╭─ Supplied data
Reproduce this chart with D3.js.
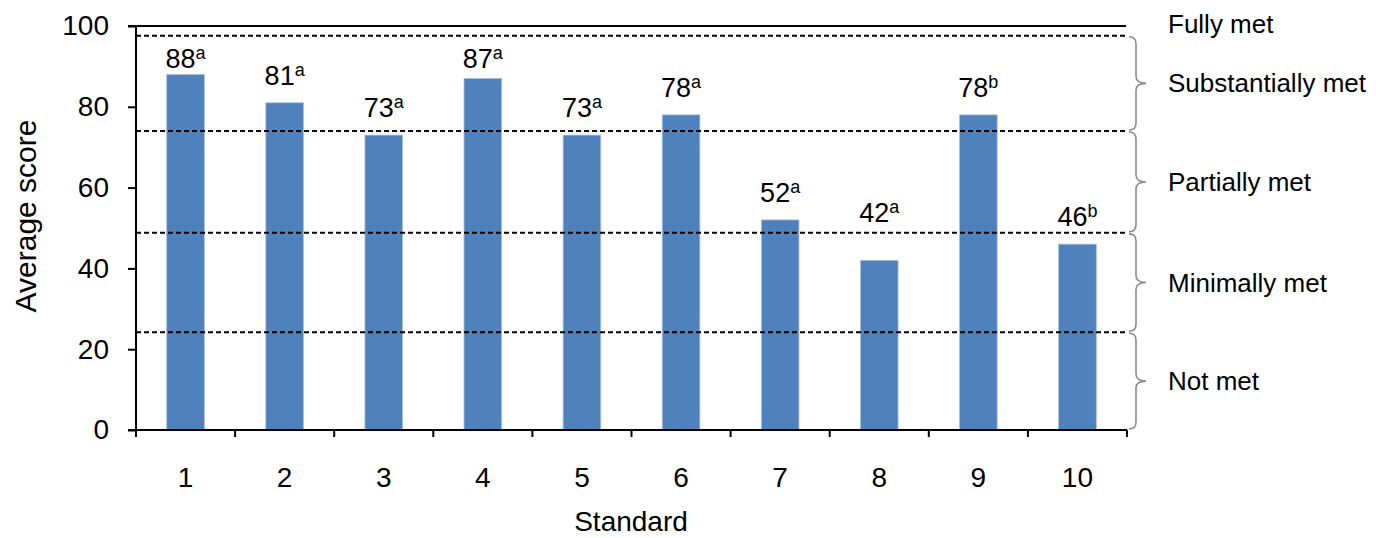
<!DOCTYPE html>
<html>
<head>
<meta charset="utf-8">
<script src="https://cdn.jsdelivr.net/npm/d3@7"></script>
<style>
  body { margin: 0; background: #fff; }
  svg text { font-family: "Liberation Sans", Arial, sans-serif; fill: #000; }
</style>
</head>
<body>
<svg id="chart" width="1376" height="538"></svg>
<script>
// Average score per standard
const standards = ["1", "2", "3", "4", "5", "6", "7", "8", "9", "10"];
const scores = [88, 81, 73, 87, 73, 78, 52, 42, 78, 46];
const notes = ["a", "a", "a", "a", "a", "a", "a", "a", "b", "b"];
const yTicks = [0, 20, 40, 60, 80, 100];

// Rating band thresholds and their names
const thresholds = [24.2, 48.8, 74, 97.6];
const bandNames = ["Not met", "Minimally met", "Partially met", "Substantially met"];
const topBandName = "Fully met";

const svg = d3.select("#chart");
const plotL = 136, plotR = 1127, plotT = 26, plotB = 430;

const x = d3.scaleBand().domain(standards).range([plotL, plotR]).paddingInner(0.62).paddingOuter(0.31);
const y = d3.scaleLinear().domain([0, 100]).range([plotB, plotT]);

// bars
svg.append("g").selectAll("rect").data(scores).join("rect")
  .attr("x", (d, i) => x(standards[i]))
  .attr("y", d => y(d))
  .attr("width", x.bandwidth())
  .attr("height", d => y(0) - y(d))
  .attr("fill", "#4f81bd")
  .attr("stroke", "#a9c1e0")
  .attr("stroke-width", 0.8);

// label baseline: above the bar, nudged clear of any threshold line, kept below the top border
const capH = 20;
function labelBaseline(v) {
  let b = y(v) - 18;
  thresholds.forEach(t => {
    const ly = y(t);
    if (ly > b - capH && ly < b + 2) b = ly - 11;
  });
  return Math.max(b, plotT + 42);
}

// value labels with superscript notes
const lbl = svg.append("g").selectAll("text").data(scores).join("text")
  .attr("x", (d, i) => x(standards[i]) + x.bandwidth() / 2)
  .attr("y", d => labelBaseline(d))
  .attr("text-anchor", "middle")
  .attr("font-size", 27);
lbl.append("tspan").text(d => d);
lbl.append("tspan").attr("font-size", 18).attr("dy", -9).text((d, i) => notes[i]);

// threshold lines
svg.append("g").selectAll("line").data(thresholds).join("line")
  .attr("x1", plotL).attr("x2", plotR)
  .attr("y1", d => y(d)).attr("y2", d => y(d))
  .attr("stroke", "#000").attr("stroke-width", 2)
  .attr("stroke-dasharray", "5,3");

// top border line
svg.append("line")
  .attr("x1", plotL - 8).attr("x2", plotR - 1)
  .attr("y1", y(100)).attr("y2", y(100))
  .attr("stroke", "#000").attr("stroke-width", 2);

// y axis
const yAxis = svg.append("g").attr("transform", `translate(${plotL},0)`)
  .call(d3.axisLeft(y).tickValues(yTicks).tickSize(8).tickPadding(19));
yAxis.selectAll("path, line").attr("stroke", "#000").attr("stroke-width", 2);
yAxis.select(".domain").attr("d", `M-8,${y(100)}H0V${y(0)}H-8`);
yAxis.selectAll("text").attr("font-size", 28).attr("font-family", "Liberation Sans, Arial, sans-serif");

// x axis: ticks on band boundaries, labels centred in bands
const xg = svg.append("g");
xg.append("line").attr("x1", plotL).attr("x2", plotR)
  .attr("y1", y(0)).attr("y2", y(0)).attr("stroke", "#000").attr("stroke-width", 2);
const bounds = d3.range(standards.length + 1).map(i => plotL + i * (plotR - plotL) / standards.length);
xg.selectAll("line.tick").data(bounds).join("line").attr("class", "tick")
  .attr("x1", d => d).attr("x2", d => d)
  .attr("y1", y(0)).attr("y2", y(0) + 7)
  .attr("stroke", "#000").attr("stroke-width", 2);
xg.selectAll("text").data(standards).join("text")
  .attr("x", d => x(d) + x.bandwidth() / 2)
  .attr("y", 487)
  .attr("text-anchor", "middle")
  .attr("font-size", 28)
  .text(d => d);

// axis titles
svg.append("text").attr("x", 631).attr("y", 531).attr("text-anchor", "middle")
  .attr("font-size", 28).text("Standard");
svg.append("text").attr("transform", `translate(36,216) rotate(-90)`)
  .attr("text-anchor", "middle").attr("font-size", 30).text("Average score");

// braces beside each band
const edges = [0].concat(thresholds);
const bx = 1129;
function brace(y1, y2) {
  const m = (y1 + y2) / 2, vx = bx + 7, tip = bx + 17, r = 7;
  return `M${bx},${y1} Q${vx},${y1} ${vx},${y1 + r} L${vx},${m - r} Q${vx},${m} ${tip},${m}` +
         ` Q${vx},${m} ${vx},${m + r} L${vx},${y2 - r} Q${vx},${y2} ${bx},${y2}`;
}
const bands = bandNames.map((name, i) => ({ name, y1: y(edges[i + 1]), y2: y(edges[i]) }));
svg.append("g").selectAll("path").data(bands).join("path")
  .attr("d", d => brace(d.y1 + 1, d.y2 - 1))
  .attr("fill", "none").attr("stroke", "#8c8c8c").attr("stroke-width", 1.6);
svg.append("g").selectAll("text").data(bands).join("text")
  .attr("x", 1168).attr("y", d => (d.y1 + d.y2) / 2 + 9)
  .attr("font-size", 26).text(d => d.name);
svg.append("text").attr("x", 1168).attr("y", 33).attr("font-size", 26).text(topBandName);
</script>
</body>
</html>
╰─
_Instructions for the task_: Would you return the data exactly as written, without the pictures?

_Worked solution_:
Reproduce this chart with D3.js.
<!DOCTYPE html>
<html>
<head>
<meta charset="utf-8">
<script src="https://cdn.jsdelivr.net/npm/d3@7"></script>
<style>
  body { margin: 0; background: #fff; }
  svg text { font-family: "Liberation Sans", Arial, sans-serif; fill: #000; }
</style>
</head>
<body>
<svg id="chart" width="1376" height="538"></svg>
<script>
// Average score per standard
const standards = ["1", "2", "3", "4", "5", "6", "7", "8", "9", "10"];
const scores = [88, 81, 73, 87, 73, 78, 52, 42, 78, 46];
const notes = ["a", "a", "a", "a", "a", "a", "a", "a", "b", "b"];
const yTicks = [0, 20, 40, 60, 80, 100];

// Rating band thresholds and their names
const thresholds = [24.2, 48.8, 74, 97.6];
const bandNames = ["Not met", "Minimally met", "Partially met", "Substantially met"];
const topBandName = "Fully met";

const svg = d3.select("#chart");
const plotL = 136, plotR = 1127, plotT = 26, plotB = 430;

const x = d3.scaleBand().domain(standards).range([plotL, plotR]).paddingInner(0.62).paddingOuter(0.31);
const y = d3.scaleLinear().domain([0, 100]).range([plotB, plotT]);

// bars
svg.append("g").selectAll("rect").data(scores).join("rect")
  .attr("x", (d, i) => x(standards[i]))
  .attr("y", d => y(d))
  .attr("width", x.bandwidth())
  .attr("height", d => y(0) - y(d))
  .attr("fill", "#4f81bd")
  .attr("stroke", "#a9c1e0")
  .attr("stroke-width", 0.8);

// label baseline: above the bar, nudged clear of any threshold line, kept below the top border
const capH = 20;
function labelBaseline(v) {
  let b = y(v) - 18;
  thresholds.forEach(t => {
    const ly = y(t);
    if (ly > b - capH && ly < b + 2) b = ly - 11;
  });
  return Math.max(b, plotT + 42);
}

// value labels with superscript notes
const lbl = svg.append("g").selectAll("text").data(scores).join("text")
  .attr("x", (d, i) => x(standards[i]) + x.bandwidth() / 2)
  .attr("y", d => labelBaseline(d))
  .attr("text-anchor", "middle")
  .attr("font-size", 27);
lbl.append("tspan").text(d => d);
lbl.append("tspan").attr("font-size", 18).attr("dy", -9).text((d, i) => notes[i]);

// threshold lines
svg.append("g").selectAll("line").data(thresholds).join("line")
  .attr("x1", plotL).attr("x2", plotR)
  .attr("y1", d => y(d)).attr("y2", d => y(d))
  .attr("stroke", "#000").attr("stroke-width", 2)
  .attr("stroke-dasharray", "5,3");

// top border line
svg.append("line")
  .attr("x1", plotL - 8).attr("x2", plotR - 1)
  .attr("y1", y(100)).attr("y2", y(100))
  .attr("stroke", "#000").attr("stroke-width", 2);

// y axis
const yAxis = svg.append("g").attr("transform", `translate(${plotL},0)`)
  .call(d3.axisLeft(y).tickValues(yTicks).tickSize(8).tickPadding(19));
yAxis.selectAll("path, line").attr("stroke", "#000").attr("stroke-width", 2);
yAxis.select(".domain").attr("d", `M-8,${y(100)}H0V${y(0)}H-8`);
yAxis.selectAll("text").attr("font-size", 28).attr("font-family", "Liberation Sans, Arial, sans-serif");

// x axis: ticks on band boundaries, labels centred in bands
const xg = svg.append("g");
xg.append("line").attr("x1", plotL).attr("x2", plotR)
  .attr("y1", y(0)).attr("y2", y(0)).attr("stroke", "#000").attr("stroke-width", 2);
const bounds = d3.range(standards.length + 1).map(i => plotL + i * (plotR - plotL) / standards.length);
xg.selectAll("line.tick").data(bounds).join("line").attr("class", "tick")
  .attr("x1", d => d).attr("x2", d => d)
  .attr("y1", y(0)).attr("y2", y(0) + 7)
  .attr("stroke", "#000").attr("stroke-width", 2);
xg.selectAll("text").data(standards).join("text")
  .attr("x", d => x(d) + x.bandwidth() / 2)
  .attr("y", 487)
  .attr("text-anchor", "middle")
  .attr("font-size", 28)
  .text(d => d);

// axis titles
svg.append("text").attr("x", 631).attr("y", 531).attr("text-anchor", "middle")
  .attr("font-size", 28).text("Standard");
svg.append("text").attr("transform", `translate(36,216) rotate(-90)`)
  .attr("text-anchor", "middle").attr("font-size", 30).text("Average score");

// braces beside each band
const edges = [0].concat(thresholds);
const bx = 1129;
function brace(y1, y2) {
  const m = (y1 + y2) / 2, vx = bx + 7, tip = bx + 17, r = 7;
  return `M${bx},${y1} Q${vx},${y1} ${vx},${y1 + r} L${vx},${m - r} Q${vx},${m} ${tip},${m}` +
         ` Q${vx},${m} ${vx},${m + r} L${vx},${y2 - r} Q${vx},${y2} ${bx},${y2}`;
}
const bands = bandNames.map((name, i) => ({ name, y1: y(edges[i + 1]), y2: y(edges[i]) }));
svg.append("g").selectAll("path").data(bands).join("path")
  .attr("d", d => brace(d.y1 + 1, d.y2 - 1))
  .attr("fill", "none").attr("stroke", "#8c8c8c").attr("stroke-width", 1.6);
svg.append("g").selectAll("text").data(bands).join("text")
  .attr("x", 1168).attr("y", d => (d.y1 + d.y2) / 2 + 9)
  .attr("font-size", 26).text(d => d.name);
svg.append("text").attr("x", 1168).attr("y", 33).attr("font-size", 26).text(topBandName);
</script>
</body>
</html>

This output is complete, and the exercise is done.